埼玉県や東京都のように条例で、ベルの装備が義務化されている自治体もあります。

東京都自転車安全利用指針

埼玉県道路交通法施行細則(自転車関係)について

一方で、よく議論になったりするのが、最後の一節。


危険を防止するためやむを得ないときは、この限りでない。

これはあくまでも危険回避の場合であって、歩道を走る自転車が、歩行者の後ろについた時にベルを鳴らすことは当てはまりません。歩道は歩行者最優先であり、そもそも自転車が「やむをえず」歩道を通行する場合は、「注意して」「徐行」しなければならないからです。


(歩行者用道路を通行する車両の義務)
第9条 車両は、歩行者の通行の安全と円滑を図るため車両の通行が禁止されていることが道路標識等により表示されている道路(第13条の2において「歩行者用道路」という。)を、前条第2項の許可を受け、又はその禁止の対象から除外されていることにより通行するときは、特に歩行者に注意して徐行しなければならない。

いずれにせよ、自転車のベルは「滅多に使うことがない」パーツなのです。

◆鳴らせないけどカッコイイ、そこにこだわるのが究極なのでは?

使用頻度が低いモノにはできるだけお金をかけないようにする、というのが大多数の方の行動だと思います。でも、世の中には、そういうものにもお金をシッカリかけちゃうセンスの良い方がいらしゃるようで……

例えば、

一万円のチタン製のベル!サビないし、軽いしでベルにはとっても良い素材。なかなかスタイリッシュです。


<出典元>白井ベル

さらなる高みに……


京都の仏具おりん職人が作り上げた世界にーつしかない高音質の自転車用べル。

ベルの素材・砂張は、奈良時代から正倉院の宝物として扱われてきた金属です。

白井べルの高音質はこの砂張と古来からの技法(技術)を使い、仏具おりんという形で鳴り金物の製造技術を淘汰させ続けた「りんよエ房」だからこそ可能な音色です。

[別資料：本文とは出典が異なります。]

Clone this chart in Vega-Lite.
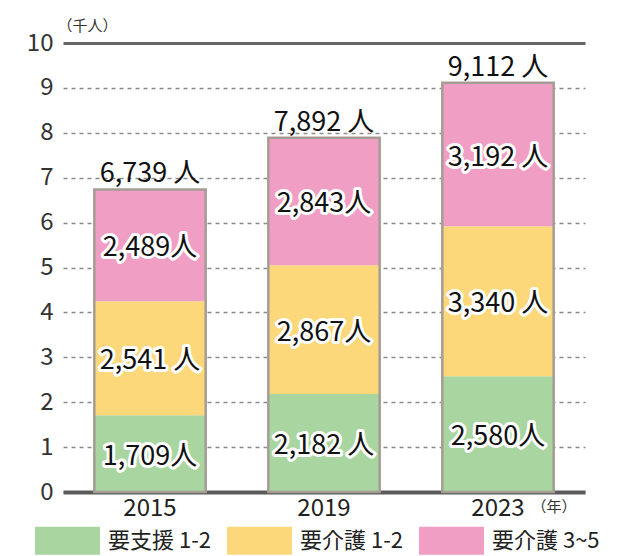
{
  "$schema": "https://vega.github.io/schema/vega-lite/v6.json",
  "width": 522,
  "height": 449,
  "autosize": "none",
  "padding": {"left": 63, "top": 43, "right": 55, "bottom": 64},
  "background": "white",
  "config": {
    "view": {"stroke": null},
    "font": "Noto Sans CJK JP",
    "axis": {"labelFont": "Noto Sans CJK JP"},
    "legend": {"labelFont": "Noto Sans CJK JP"}
  },
  "datasets": {
    "seg": [
      {"year": "2015", "cat": "要支援 1-2", "k": 1, "v": 1.709, "label": "1,709人"},
      {"year": "2015", "cat": "要介護 1-2", "k": 2, "v": 2.541, "label": "2,541 人"},
      {"year": "2015", "cat": "要介護 3~5", "k": 3, "v": 2.489, "label": "2,489人"},
      {"year": "2019", "cat": "要支援 1-2", "k": 1, "v": 2.182, "label": "2,182 人"},
      {"year": "2019", "cat": "要介護 1-2", "k": 2, "v": 2.867, "label": "2,867人"},
      {"year": "2019", "cat": "要介護 3~5", "k": 3, "v": 2.843, "label": "2,843人"},
      {"year": "2023", "cat": "要支援 1-2", "k": 1, "v": 2.580, "label": "2,580人"},
      {"year": "2023", "cat": "要介護 1-2", "k": 2, "v": 3.340, "label": "3,340 人"},
      {"year": "2023", "cat": "要介護 3~5", "k": 3, "v": 3.192, "label": "3,192 人"}
    ],
    "tot": [
      {"year": "2015", "v": 6.739, "label": "6,739 人"},
      {"year": "2019", "v": 7.892, "label": "7,892 人"},
      {"year": "2023", "v": 9.112, "label": "9,112 人"}
    ]
  },
  "encoding": {
    "x": {
      "field": "year", "type": "nominal",
      "scale": {"paddingInner": 0.36, "paddingOuter": 0.18},
      "axis": {
        "labelAngle": 0, "labelFontSize": 24, "labelColor": "#222", "labelPadding": 4,
        "ticks": false, "domainColor": "#5a5a5a", "domainWidth": 4,
        "title": "（年）", "titleFont": "Noto Sans CJK JP", "titleFontSize": 15, "titleFontWeight": "normal",
        "titleColor": "#333", "titleAnchor": "start", "titleX": 468, "titleY": 7, "titleBaseline": "top", "titleAlign": "left"
      }
    }
  },
  "layer": [
    {
      "data": {"name": "seg"},
      "mark": {"type": "bar"},
      "encoding": {
        "y": {
          "field": "v", "type": "quantitative", "stack": "zero",
          "scale": {"domain": [0, 10], "nice": false},
          "axis": {
            "values": [0,1,2,3,4,5,6,7,8,9,10],
            "labelFontSize": 24, "labelColor": "#333", "labelPadding": 10,
            "ticks": false, "domain": false,
            "grid": true,
            "gridColor": {"condition": {"test": "datum.value == 10", "value": "#666"}, "value": "#8a8a8a"},
            "gridWidth": {"condition": {"test": "datum.value == 10", "value": 3}, "value": 1.5},
            "gridDash": {"condition": {"test": "datum.value == 10", "value": []}, "value": [4, 4]},
            "title": "（千人）", "titleFont": "Noto Sans CJK JP", "titleFontSize": 15, "titleFontWeight": "normal",
            "titleColor": "#333", "titleAngle": 0, "titleX": -6, "titleY": -18, "titleAlign": "left", "titleBaseline": "middle"
          }
        },
        "color": {
          "field": "cat", "type": "nominal",
          "scale": {"domain": ["要支援 1-2", "要介護 1-2", "要介護 3~5"], "range": ["#a8d5a0", "#fcd87a", "#f19ec4"]},
          "legend": {
            "title": null, "orient": "none", "direction": "horizontal", "columns": 3,
            "legendX": -28, "legendY": 465,
            "symbolType": "M-1,-0.43H1V0.43H-1Z", "symbolSize": 4225, "symbolStrokeWidth": 0,
            "symbolOpacity": 1,
            "labelFontSize": 22, "labelColor": "#222", "labelOffset": 8, "columnPadding": 16
          }
        },
        "order": {"field": "k", "type": "quantitative"}
      }
    },
    {
      "data": {"name": "tot"},
      "mark": {"type": "bar", "fillOpacity": 0, "stroke": "#a59d94", "strokeWidth": 2.5},
      "encoding": {
        "y": {"field": "v", "type": "quantitative"}
      }
    },
    {
      "data": {"name": "seg"},
      "mark": {"type": "text", "fontSize": 27, "stroke": "white", "strokeWidth": 6, "strokeJoin": "round", "fill": "white", "baseline": "middle", "dy": 3},
      "encoding": {
        "y": {"field": "v", "type": "quantitative", "stack": "zero", "bandPosition": 0.5},
        "text": {"field": "label"},
        "order": {"field": "k", "type": "quantitative"},
        "detail": {"field": "cat"}
      }
    },
    {
      "data": {"name": "seg"},
      "mark": {"type": "text", "fontSize": 27, "fill": "#111", "baseline": "middle", "dy": 3},
      "encoding": {
        "y": {"field": "v", "type": "quantitative", "stack": "zero", "bandPosition": 0.5},
        "text": {"field": "label"},
        "order": {"field": "k", "type": "quantitative"},
        "detail": {"field": "cat"}
      }
    },
    {
      "data": {"name": "tot"},
      "mark": {"type": "text", "fontSize": 27, "fill": "#111", "baseline": "alphabetic", "dy": -7},
      "encoding": {
        "y": {"field": "v", "type": "quantitative"},
        "text": {"field": "label"}
      }
    }
  ]
}
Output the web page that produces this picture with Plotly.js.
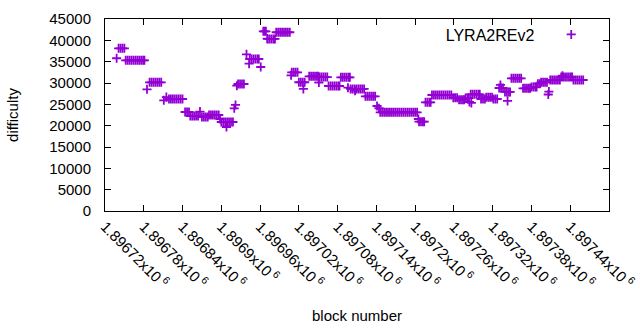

ですって!さぞかしステキな響きに違いありません。当然、ひとつひとつが手作りで、お値段はなんと3万円から!ここまでくれば、まさに究極です。

ワタシの愛用といえば、ロードバイク用ド定番のこちら。

娘のダホンと色違いで使っています。

値ごろだし、小さいし、取り付けやすいしでとても気に入っているのですが……いつか、ベルにもこだわって「粋なローディ」なんて呼ばれてみたい~

吉尾エイチでした。m(_ _)m

コメント

  1. yoshimotoya120 より:

    あ、ワタシも同じベルです^_^(我が家ではワタシがシルバーでニョーボ殿が黒)小さくて邪魔にならないのが良いですよね。

    それにしても1万のチタンに3万の仏具クオリティのベルがあるとは知りませんでした。もはや「いつかはクラウン」レベルですね。

    しかし、自転車に関する法規は曖昧で不可思議な部分が多いですが、中でもベルについては理不尽の度が過ぎます。
    実用面でも、本当に緊急のときは大声あげたほうがよっぽど効果ありますし。
    車道走行についてもそうですが、法律作ったら自分たちで実際に検証してみたら?と言いたくなりますよね。

  2. 吉尾エイチ より:

    yoshimotoya120さん

    今の交通量と道路状況では自転車もクルマをベースにしたルールの中で、上手に折り合いをつけていくしかないのでしょうね。でも、ひと昔前に比べれば、自転車に対する理解は確実に広がっていると感じていますが…いかがでしょう?

  3. yoshimotoya120 より:

    おっしゃる通り、曖昧な部分がある中では折り合いつけなくてはならないのでしょうね。

    こと仙台周辺で走ってる限りでは、クルマのドライバーからの理解はかなり得られてるように感じます。
    それもどちらかというと、震災復興や長距離など県外ナンバーが多いにも関わらずダンプ・トラックのほうが自転車への気遣いがある印象ですね。
    むしろママチャリ系は相変わらず逆走や信号無視も多く、ルールが周知されてないように思えます。

  4. 吉尾エイチ より:

    yoshimotoya120さん

    自転車半島宣言中の三浦半島でも、車道を走るママチャリはわずかです。もともとスピード重視の車体ではないので、車道にでないのは仕方ないとは思いますが、逆走は困りますよね。

  5. yoshimotoya120 より:

    速度の遅いママチャリ系は、これまで通り歩道を走ってもらったほうが安全でしょうねぇ(もちろん歩行者には充分注意を払ってもらわなければなりませんが)

    今日も前後に子供乗せて、片側に大きな買い物袋下げた(これは法規違反ですね)お母さんが狭いところを走ってて、本当に冷や冷やしました。